At the top of this BBC article, you can view the image of the street in its maximum available resolution. You will note right away that the quality is not much better than in the video and image embedded above.
What we see: Blurry, pixelated shapes in shades of gray and brown. Some of them look a lot like human bodies if our eye has already been told what to look for. Some of them are featureless shapes that could be just about anything.
Viewing the original satellite images, it is not surprising that they were not flagged as showing bodies before the on-the-ground photos were released.
It’s only when compared with the photos from the street, that the true value of the evidence from the satellite images becomes clear.
Jeffrey Lewis, a satellite imagery expert who has seen the Maxar images, described the process of deducing what the images meant as “very straightforward.”
“You see pictures on the ground that show bodies relative to cars and buildings, and in satellite images, you can see the lumps on the ground in the same position next to the same cars and buildings.
“What the satellite images show is that the bodies were present while the Russians controlled the area,” said Lewis, who is director of the East Asia Nonproliferation Program at the Middlebury Institute of International Studies.

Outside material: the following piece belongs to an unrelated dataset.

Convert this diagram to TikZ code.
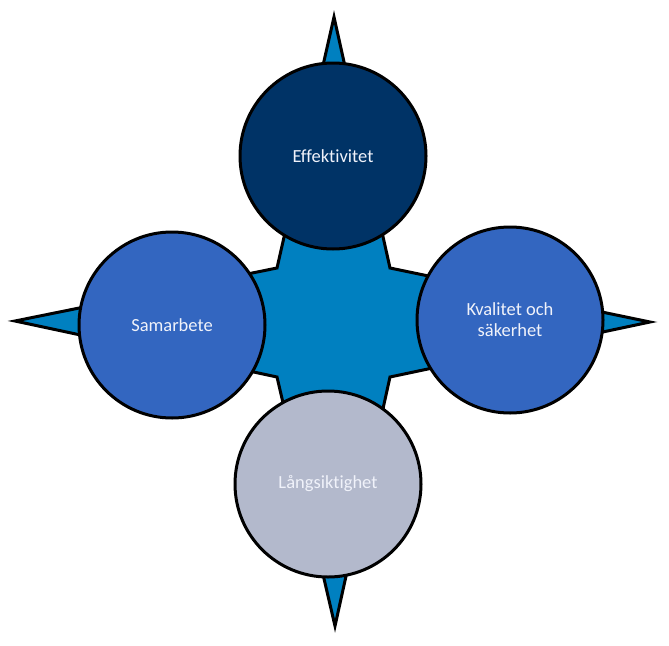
\documentclass[tikz,border=0pt]{standalone}
\usepackage{fontspec}
\setmainfont[Ligatures={NoCommon}]{Carlito}
\definecolor{starblue}{RGB}{0,128,192}
\definecolor{navy}{RGB}{0,51,102}
\definecolor{midblue}{RGB}{51,102,192}
\definecolor{greyblue}{RGB}{179,185,204}
\definecolor{txt}{RGB}{240,242,250}
\begin{document}
\begin{tikzpicture}[x=1pt,y=-1pt,
  outline/.style={draw=black,line width=3pt,line join=miter},
  bubble/.style={circle,outline,minimum size=186pt,inner sep=0pt,text=txt,
    font=\fontsize{18.5}{21}\selectfont,align=center}]
\useasboundingbox (0,0) rectangle (669,645);
\coordinate (tN) at (334,17);
\coordinate (tE) at (650,322);
\coordinate (tS) at (335,626);
\coordinate (tW) at (15,321);
\coordinate (iNE) at (390,268);
\coordinate (iSE) at (390,377);
\coordinate (iSW) at (277,377);
\coordinate (iNW) at (277,268);
\filldraw[outline,fill=starblue] (tN) -- (iNE) -- (tE) -- (iSE) -- (tS) -- (iSW) -- (tW) -- (iNW) -- cycle;
\node[bubble,fill=navy] (eff) at (333,156) {Effektivitet};
\node[bubble,fill=midblue] (sam) at (172,325) {Samarbete};
\node[bubble,fill=midblue] (kva) at (510,320) {Kvalitet och\\säkerhet};
\node[bubble,fill=greyblue] (lang) at (328,484) {Långsiktighet};
\end{tikzpicture}
\end{document}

Here’s a list of articles / video reports that do this kind of visual analysis for multiple points within Bucha: matching specific bodies photographed on the ground in Bucha after the Russian withdrawal, with the fuzzy shapes visible in satellite imagery during the time Russia occupied Bucha in March 2022.
- 4 April, 2022 – New York Times
- 5 April, 2022 – Sky News
- 5 April, 2022 – CNN
- 6 April, 2022 – El Pais (video)
- 7 April, 2022 – Deutsche Welle (DW) (video)
- 11 April, 2022 – BBC News
- 13 April, 2022 – Centre for Information Resilience
Conclusion: Upon viewing the original satellite images, it becomes clear why they weren’t initially flagged as showing bodies. The images aren’t high quality enough to identify the shapes in them as bodies using the satellite photos alone.
It is only when combined with the photos of bodies taken on the ground, after the Russian withdrawal, that the nature of the fuzzy shapes seen in the satellite photos becomes apparent.